» Directions for this task
Leaving out all images, write out the records that follow exactly.

****

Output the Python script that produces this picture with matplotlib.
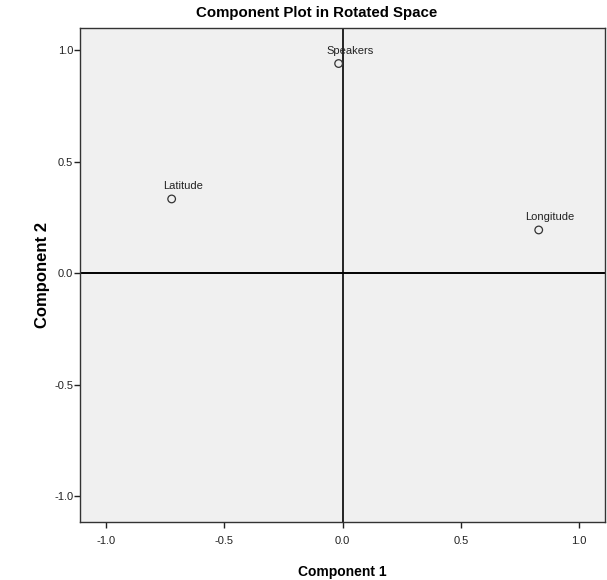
import matplotlib
matplotlib.use("Agg")
import matplotlib.pyplot as plt
from matplotlib import font_manager

names = {f.name for f in font_manager.fontManager.ttflist}
narrow = "Liberation Sans Narrow" if "Liberation Sans Narrow" in names else "Liberation Sans"

variables = ["Speakers", "Latitude", "Longitude"]
comp1 = [-0.017, -0.723, 0.829]
comp2 = [0.940, 0.333, 0.194]
ticks = [-1.0, -0.5, 0.0, 0.5, 1.0]
tick_labels = ["-1.0", "-0.5", "0.0", "0.5", "1.0"]

fig = plt.figure(figsize=(6.07, 5.80), dpi=100)
ax = fig.add_axes([0.132, 0.10, 0.865, 0.852])
ax.set_facecolor("#F0F0F0")
ax.set_xlim(-1.11, 1.11)
ax.set_ylim(-1.115, 1.10)

ax.axhline(0, color="black", lw=1.4, zorder=1)
ax.axvline(0, color="black", lw=1.2, zorder=1)

ax.scatter(comp1, comp2, s=30, facecolors="none", edgecolors="#333333", linewidths=0.9, zorder=3)
for name, x, y in zip(variables, comp1, comp2):
    ax.annotate(name, (x, y), xytext=(11, 8), textcoords="offset pixels",
                ha="center", va="bottom", fontsize=8, family=narrow, color="#222222")

ax.set_xticks(ticks)
ax.set_xticklabels(tick_labels, family=narrow, fontsize=8)
ax.set_yticks(ticks)
ax.set_yticklabels(tick_labels, family=narrow, fontsize=8)
ax.tick_params(direction="out", length=4, width=1, colors="#222222")
ax.tick_params(axis="x", pad=6)
ax.tick_params(axis="y", pad=1)
for s in ax.spines.values():
    s.set_color("#333333")
    s.set_linewidth(1.0)

fig.text(317 / 607, 1 - 13 / 580, "Component Plot in Rotated Space", fontsize=10.8,
         fontweight="bold", family=narrow, ha="center", va="center")
ax.set_xlabel("Component 1", fontsize=10, fontweight="bold", family=narrow, labelpad=14)
ax.set_ylabel("Component 2", fontsize=12, fontweight="bold", family="Liberation Sans", labelpad=3)

fig.savefig("out.png", dpi=100)
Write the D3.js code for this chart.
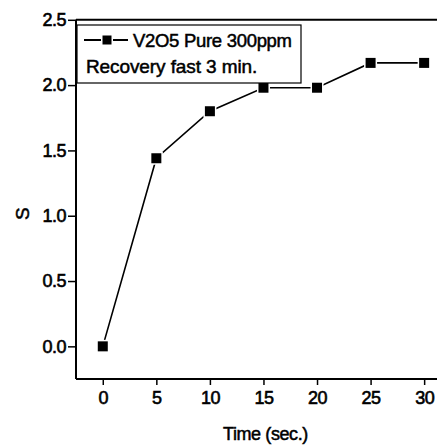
<!DOCTYPE html>
<html><head><meta charset="utf-8">
<script src="https://cdn.jsdelivr.net/npm/d3@7"></script>
<style>html,body{margin:0;padding:0;background:#fff;}svg{display:block;}</style>
</head><body>
<svg id="c" width="437" height="447"></svg>
<script>
const times = [0, 5, 10, 15, 20, 25, 30];
const sValues = [0.0, 1.44, 1.80, 1.98, 1.98, 2.17, 2.17];
const xTicks = [0, 5, 10, 15, 20, 25, 30];
const yTicks = [0.0, 0.5, 1.0, 1.5, 2.0, 2.5];
const legendLines = ["V2O5 Pure 300ppm", "Recovery fast 3 min."];
const xTitle = "Time (sec.)";
const yTitle = "S";

const svg = d3.select("#c");
const W = 437, H = 447;
const pLeft = 76, pRight = 437, pTop = 19.8, pBottom = 379;
const x = d3.scaleLinear().domain([-2.5, 31.2]).range([pLeft, pRight]);
const y = d3.scaleLinear().domain([-0.25, 2.5]).range([pBottom, pTop]);
const font = "'Liberation Sans', Arial, sans-serif";

// top frame line
svg.append("line").attr("x1", pLeft).attr("x2", W).attr("y1", y(2.5)).attr("y2", y(2.5))
  .attr("stroke", "#000").attr("stroke-width", 2);

// axes
const yAxis = d3.axisLeft(y).tickValues(yTicks).tickFormat(d3.format(".1f")).tickSize(8).tickPadding(2);
const gy = svg.append("g").attr("transform", `translate(${pLeft},0)`).call(yAxis);
gy.select(".domain").attr("stroke-width", 2).attr("d", `M0,${pTop}V${pBottom}`);
gy.selectAll(".tick line").attr("stroke-width", 1.5);
gy.selectAll("text").attr("font-family", font).attr("font-size", 18).attr("fill", "#000")
  .attr("letter-spacing", -0.5).attr("stroke", "#000").attr("stroke-width", 0.6);

const xAxis = d3.axisBottom(x).tickValues(xTicks).tickFormat(d3.format("d")).tickSize(6).tickPadding(6);
const gx = svg.append("g").attr("transform", `translate(0,${pBottom})`).call(xAxis);
gx.select(".domain").attr("stroke-width", 2).attr("d", `M${pLeft},0H${W}`);
gx.selectAll(".tick line").attr("stroke-width", 1.5);
gx.selectAll("text").attr("font-family", font).attr("font-size", 18).attr("fill", "#000")
  .attr("letter-spacing", -0.5).attr("stroke", "#000").attr("stroke-width", 0.6);

// titles
svg.append("text").attr("x", (x(0) + x(30)) / 2 + 2).attr("y", 440).attr("text-anchor", "middle")
  .attr("font-family", font).attr("font-size", 18).attr("letter-spacing", -0.4)
  .attr("stroke", "#000").attr("stroke-width", 0.5).text(xTitle);
svg.append("text").attr("transform", `translate(29,${y(1.0) - 2}) rotate(-90)`).attr("text-anchor", "middle")
  .attr("font-family", font).attr("font-size", 19)
  .attr("stroke", "#000").attr("stroke-width", 0.5).text(yTitle);

// data line
const data = times.map((t, i) => ({t, v: sValues[i]}));
svg.append("path").datum(data)
  .attr("d", d3.line().x(d => x(d.t)).y(d => y(d.v)))
  .attr("fill", "none").attr("stroke", "#000").attr("stroke-width", 1.6);
const ms = 10;
svg.selectAll("rect.m").data(data).join("rect").attr("class", "m")
  .attr("x", d => x(d.t) - ms / 2).attr("y", d => y(d.v) - ms / 2)
  .attr("width", ms).attr("height", ms).attr("fill", "#000")
  .attr("stroke", "#fff").attr("stroke-width", 3).attr("paint-order", "stroke");

// legend
const lg = svg.append("g");
lg.append("rect").attr("x", 77).attr("y", 25).attr("width", 224).attr("height", 58)
  .attr("fill", "#fff").attr("stroke", "#000").attr("stroke-width", 1.2);
const ly = 40;
lg.append("line").attr("x1", 84).attr("x2", 128).attr("y1", ly).attr("y2", ly)
  .attr("stroke", "#000").attr("stroke-width", 2);
lg.append("rect").attr("x", 107 - 4.5).attr("y", ly - 4.5).attr("width", 9).attr("height", 9)
  .attr("fill", "#000").attr("stroke", "#fff").attr("stroke-width", 3).attr("paint-order", "stroke");
lg.append("text").attr("x", 133).attr("y", 47).attr("font-family", font).attr("font-size", 18.5)
  .attr("letter-spacing", -0.3).attr("stroke", "#000").attr("stroke-width", 0.5).text(legendLines[0]);
lg.append("text").attr("x", 86).attr("y", 73).attr("font-family", font).attr("font-size", 19)
  .attr("letter-spacing", -0.1).attr("stroke", "#000").attr("stroke-width", 0.5).text(legendLines[1]);
</script>
</body></html>
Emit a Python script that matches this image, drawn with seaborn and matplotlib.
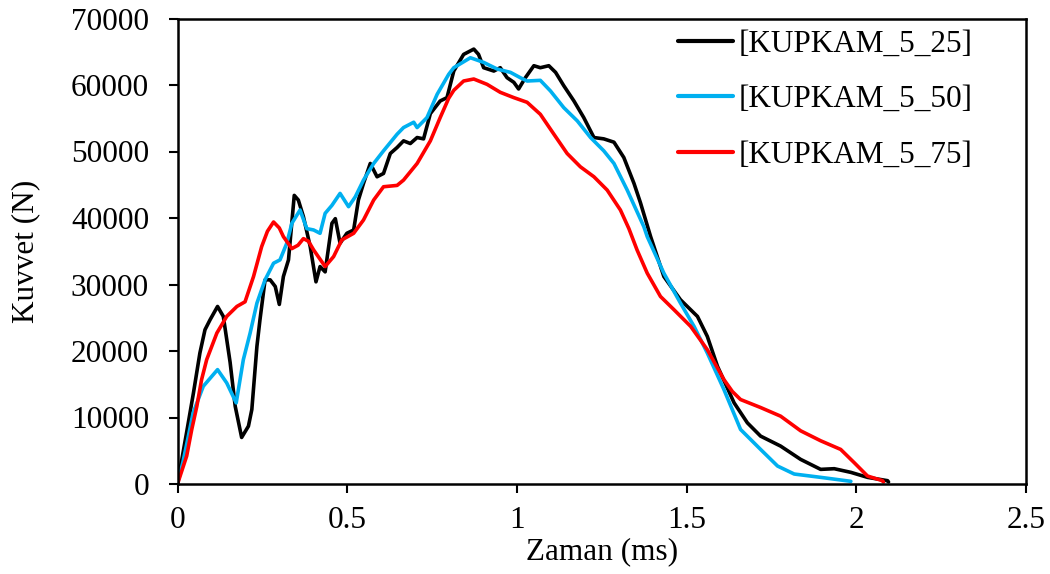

****

» Problem solution
Output the Python script that produces this picture with matplotlib.
import matplotlib
matplotlib.use("Agg")
import matplotlib.pyplot as plt
from matplotlib import font_manager

names = {f.name for f in font_manager.fontManager.ttflist}
narrow = "Liberation Sans Narrow" if "Liberation Sans Narrow" in names else "Liberation Sans"

variables = ["Speakers", "Latitude", "Longitude"]
comp1 = [-0.017, -0.723, 0.829]
comp2 = [0.940, 0.333, 0.194]
ticks = [-1.0, -0.5, 0.0, 0.5, 1.0]
tick_labels = ["-1.0", "-0.5", "0.0", "0.5", "1.0"]

fig = plt.figure(figsize=(6.07, 5.80), dpi=100)
ax = fig.add_axes([0.132, 0.10, 0.865, 0.852])
ax.set_facecolor("#F0F0F0")
ax.set_xlim(-1.11, 1.11)
ax.set_ylim(-1.115, 1.10)

ax.axhline(0, color="black", lw=1.4, zorder=1)
ax.axvline(0, color="black", lw=1.2, zorder=1)

ax.scatter(comp1, comp2, s=30, facecolors="none", edgecolors="#333333", linewidths=0.9, zorder=3)
for name, x, y in zip(variables, comp1, comp2):
    ax.annotate(name, (x, y), xytext=(11, 8), textcoords="offset pixels",
                ha="center", va="bottom", fontsize=8, family=narrow, color="#222222")

ax.set_xticks(ticks)
ax.set_xticklabels(tick_labels, family=narrow, fontsize=8)
ax.set_yticks(ticks)
ax.set_yticklabels(tick_labels, family=narrow, fontsize=8)
ax.tick_params(direction="out", length=4, width=1, colors="#222222")
ax.tick_params(axis="x", pad=6)
ax.tick_params(axis="y", pad=1)
for s in ax.spines.values():
    s.set_color("#333333")
    s.set_linewidth(1.0)

fig.text(317 / 607, 1 - 13 / 580, "Component Plot in Rotated Space", fontsize=10.8,
         fontweight="bold", family=narrow, ha="center", va="center")
ax.set_xlabel("Component 1", fontsize=10, fontweight="bold", family=narrow, labelpad=14)
ax.set_ylabel("Component 2", fontsize=12, fontweight="bold", family="Liberation Sans", labelpad=3)

fig.savefig("out.png", dpi=100)
Write the D3.js code for this chart.
<!DOCTYPE html>
<html><head><meta charset="utf-8">
<script src="https://cdn.jsdelivr.net/npm/d3@7"></script>
<style>html,body{margin:0;padding:0;background:#fff;}svg{display:block;}</style>
</head><body>
<svg id="c" width="437" height="447"></svg>
<script>
const times = [0, 5, 10, 15, 20, 25, 30];
const sValues = [0.0, 1.44, 1.80, 1.98, 1.98, 2.17, 2.17];
const xTicks = [0, 5, 10, 15, 20, 25, 30];
const yTicks = [0.0, 0.5, 1.0, 1.5, 2.0, 2.5];
const legendLines = ["V2O5 Pure 300ppm", "Recovery fast 3 min."];
const xTitle = "Time (sec.)";
const yTitle = "S";

const svg = d3.select("#c");
const W = 437, H = 447;
const pLeft = 76, pRight = 437, pTop = 19.8, pBottom = 379;
const x = d3.scaleLinear().domain([-2.5, 31.2]).range([pLeft, pRight]);
const y = d3.scaleLinear().domain([-0.25, 2.5]).range([pBottom, pTop]);
const font = "'Liberation Sans', Arial, sans-serif";

// top frame line
svg.append("line").attr("x1", pLeft).attr("x2", W).attr("y1", y(2.5)).attr("y2", y(2.5))
  .attr("stroke", "#000").attr("stroke-width", 2);

// axes
const yAxis = d3.axisLeft(y).tickValues(yTicks).tickFormat(d3.format(".1f")).tickSize(8).tickPadding(2);
const gy = svg.append("g").attr("transform", `translate(${pLeft},0)`).call(yAxis);
gy.select(".domain").attr("stroke-width", 2).attr("d", `M0,${pTop}V${pBottom}`);
gy.selectAll(".tick line").attr("stroke-width", 1.5);
gy.selectAll("text").attr("font-family", font).attr("font-size", 18).attr("fill", "#000")
  .attr("letter-spacing", -0.5).attr("stroke", "#000").attr("stroke-width", 0.6);

const xAxis = d3.axisBottom(x).tickValues(xTicks).tickFormat(d3.format("d")).tickSize(6).tickPadding(6);
const gx = svg.append("g").attr("transform", `translate(0,${pBottom})`).call(xAxis);
gx.select(".domain").attr("stroke-width", 2).attr("d", `M${pLeft},0H${W}`);
gx.selectAll(".tick line").attr("stroke-width", 1.5);
gx.selectAll("text").attr("font-family", font).attr("font-size", 18).attr("fill", "#000")
  .attr("letter-spacing", -0.5).attr("stroke", "#000").attr("stroke-width", 0.6);

// titles
svg.append("text").attr("x", (x(0) + x(30)) / 2 + 2).attr("y", 440).attr("text-anchor", "middle")
  .attr("font-family", font).attr("font-size", 18).attr("letter-spacing", -0.4)
  .attr("stroke", "#000").attr("stroke-width", 0.5).text(xTitle);
svg.append("text").attr("transform", `translate(29,${y(1.0) - 2}) rotate(-90)`).attr("text-anchor", "middle")
  .attr("font-family", font).attr("font-size", 19)
  .attr("stroke", "#000").attr("stroke-width", 0.5).text(yTitle);

// data line
const data = times.map((t, i) => ({t, v: sValues[i]}));
svg.append("path").datum(data)
  .attr("d", d3.line().x(d => x(d.t)).y(d => y(d.v)))
  .attr("fill", "none").attr("stroke", "#000").attr("stroke-width", 1.6);
const ms = 10;
svg.selectAll("rect.m").data(data).join("rect").attr("class", "m")
  .attr("x", d => x(d.t) - ms / 2).attr("y", d => y(d.v) - ms / 2)
  .attr("width", ms).attr("height", ms).attr("fill", "#000")
  .attr("stroke", "#fff").attr("stroke-width", 3).attr("paint-order", "stroke");

// legend
const lg = svg.append("g");
lg.append("rect").attr("x", 77).attr("y", 25).attr("width", 224).attr("height", 58)
  .attr("fill", "#fff").attr("stroke", "#000").attr("stroke-width", 1.2);
const ly = 40;
lg.append("line").attr("x1", 84).attr("x2", 128).attr("y1", ly).attr("y2", ly)
  .attr("stroke", "#000").attr("stroke-width", 2);
lg.append("rect").attr("x", 107 - 4.5).attr("y", ly - 4.5).attr("width", 9).attr("height", 9)
  .attr("fill", "#000").attr("stroke", "#fff").attr("stroke-width", 3).attr("paint-order", "stroke");
lg.append("text").attr("x", 133).attr("y", 47).attr("font-family", font).attr("font-size", 18.5)
  .attr("letter-spacing", -0.3).attr("stroke", "#000").attr("stroke-width", 0.5).text(legendLines[0]);
lg.append("text").attr("x", 86).attr("y", 73).attr("font-family", font).attr("font-size", 19)
  .attr("letter-spacing", -0.1).attr("stroke", "#000").attr("stroke-width", 0.5).text(legendLines[1]);
</script>
</body></html>
Emit a Python script that matches this image, drawn with seaborn and matplotlib.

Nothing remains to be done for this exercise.